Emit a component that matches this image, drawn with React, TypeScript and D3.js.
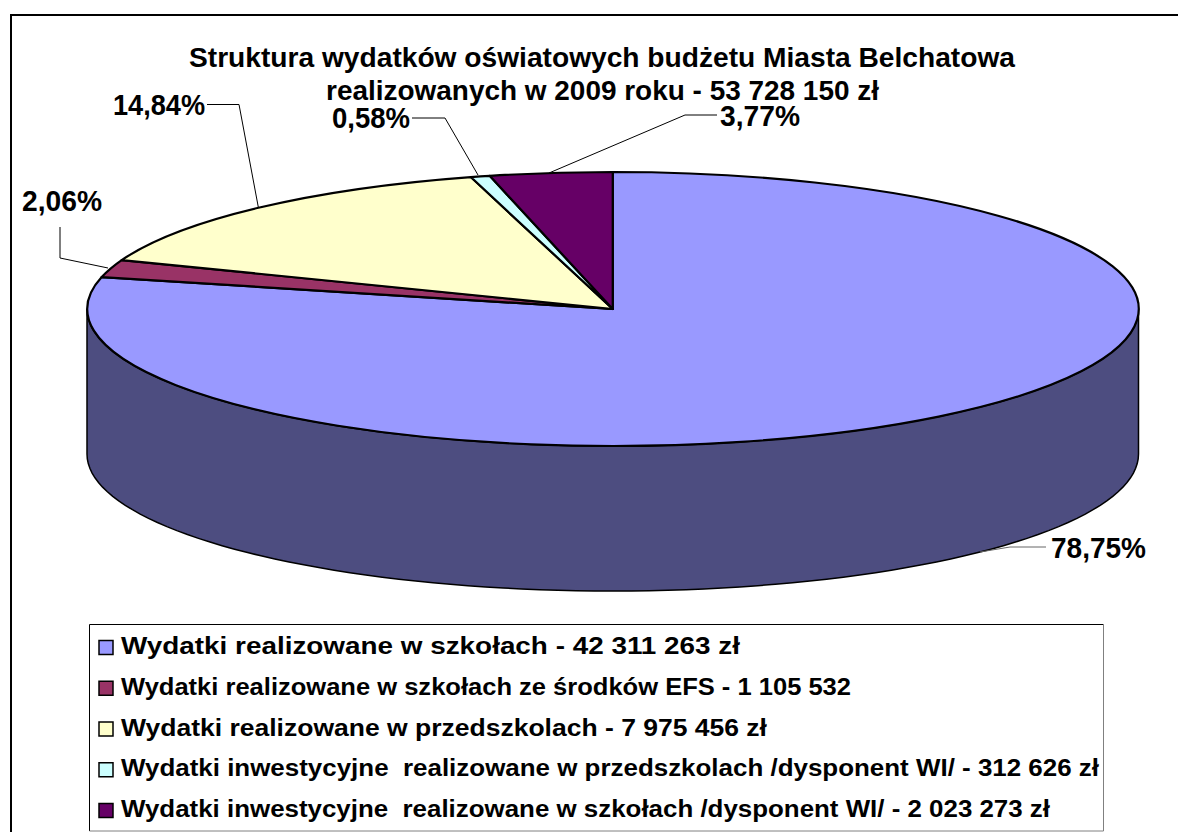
import React from "react";
import * as d3 from "d3";

const categories = [
  "Wydatki realizowane w szkołach - 42 311 263 zł",
  "Wydatki realizowane w szkołach ze środków EFS - 1 105 532",
  "Wydatki realizowane w przedszkolach - 7 975 456 zł",
  "Wydatki inwestycyjne  realizowane w przedszkolach /dysponent WI/ - 312 626 zł",
  "Wydatki inwestycyjne  realizowane w szkołach /dysponent WI/ - 2 023 273 zł",
];
const values = [42311263, 1105532, 7975456, 312626, 2023273];
const percentLabels = ["78,75%", "2,06%", "14,84%", "0,58%", "3,77%"];
const colors = ["#9999FF", "#993366", "#FFFFCC", "#CCFFFF", "#660066"];
const titleLines = [
  "Struktura wydatków oświatowych budżetu Miasta Belchatowa",
  "realizowanych w 2009 roku - 53 728 150 zł",
];

const W = 1178, H = 832;
const cx = 612.75, cy = 309, rx = 525.75, ry = 137, depth = 145;
const FONT = "'Liberation Sans', Arial, sans-serif";

// layout of each percentage label: text box and leader elbow
const labelLayout = [
  { x: 1051, w: 95, base: 558, elbow: [[1046, 547], [1010, 547]], anchor: [980, 552] },
  { x: 22, w: 80, base: 211, elbow: [[60, 227], [60, 258]], anchor: [108, 268] },
  { x: 113, w: 92, base: 115, elbow: [[207, 104.5], [239, 104.5]], anchor: null },
  { x: 332, w: 78, base: 128, elbow: [[412, 118], [445, 118]], anchor: [478, 175] },
  { x: 720, w: 80, base: 126, elbow: [[717, 115], [685, 115]], anchor: [549, 173] },
];
const legendTextWidths = [619, 730, 646, 978, 929];

export default function App() {
  const pie = d3.pie<number>().sort(null);
  const arcs = pie(values);
  const unitArc = d3.arc<d3.PieArcDatum<number>>().innerRadius(0).outerRadius(1);
  const sx = d3.scaleLinear().domain([-1, 1]).range([cx - rx, cx + rx]);
  const sy = d3.scaleLinear().domain([-1, 1]).range([cy - ry, cy + ry]);

  const rimAngles = d3.range(0, 181, 2).map((d) => (d * Math.PI) / 180);
  const rimTop = rimAngles.map((a) => [sx(Math.cos(a)), sy(Math.sin(a))] as [number, number]);
  const rimBottom = rimTop.map(([x, y]) => [x, y + depth] as [number, number]).reverse();
  const sidePath = d3.line()([...rimTop, ...rimBottom]) + "Z";

  const legendY = d3.scalePoint<number>().domain(d3.range(5)).range([654, 817]);

  return (
    <svg
      width={W}
      height={H}
      viewBox={`0 0 ${W} ${H}`}
      style={{ position: "absolute", left: 0, top: 0, background: "#fff", fontFamily: FONT }}
    >
      <path d={`M11,${H}V15H${W}`} fill="none" stroke="#000" strokeWidth={2} />

      <path d={sidePath} fill="#4D4D80" stroke="#000" strokeWidth={1.5} />

      <g transform={`translate(${cx},${cy}) scale(${rx},${ry})`}>
        {arcs.map((a, i) => (
          <path
            key={i}
            d={unitArc(a) || ""}
            fill={colors[i]}
            stroke="#000"
            strokeWidth={2.2}
            strokeLinejoin="round"
            vectorEffect="non-scaling-stroke"
          />
        ))}
      </g>

      {titleLines.map((t, i) => (
        <text
          key={i}
          x={i === 0 ? 189 : 326}
          y={i === 0 ? 67 : 100}
          fontSize={27}
          fontWeight="bold"
          fill="#000"
          textLength={i === 0 ? 826 : 553}
          lengthAdjust="spacingAndGlyphs"
        >
          {t}
        </text>
      ))}

      {arcs.map((a, i) => {
        const l = labelLayout[i];
        const mid = (a.startAngle + a.endAngle) / 2;
        const end = l.anchor ?? [sx(Math.sin(mid)), sy(-Math.cos(mid))];
        const pts = [...l.elbow, end] as [number, number][];
        return (
          <g key={i}>
            <path d={d3.line()(pts) || ""} fill="none" stroke={i === 0 ? "#666" : "#000"} strokeWidth={1} />
            <text
              x={l.x}
              y={l.base}
              fontSize={30}
              fontWeight="bold"
              fill="#000"
              textLength={l.w}
              lengthAdjust="spacingAndGlyphs"
            >
              {percentLabels[i]}
            </text>
          </g>
        );
      })}

      <rect x={89.5} y={624.5} width={1014} height={206} fill="#fff" stroke="none" />
      <path d="M89.5,831V624.5H1103.5" fill="none" stroke="#000" strokeWidth={1} />
      <path d="M1103.5,624.5V831H89.5" fill="none" stroke="#808080" strokeWidth={1} />
      {categories.map((c, i) => {
        const y = legendY(i) as number;
        return (
          <g key={i}>
            <rect x={99} y={y - 13.5} width={14} height={14} fill={colors[i]} stroke="#000" strokeWidth={1.5} />
            <text
              x={121}
              y={y}
              fontSize={23.5}
              fontWeight="bold"
              fill="#000"
              textLength={legendTextWidths[i]}
              lengthAdjust="spacingAndGlyphs"
              style={{ whiteSpace: "pre" }}
            >
              {c}
            </text>
          </g>
        );
      })}
    </svg>
  );
}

▸ What is required
Each line in the material either holds the string "React" or does not. State how many do, and nothing else.

▸ Task response
2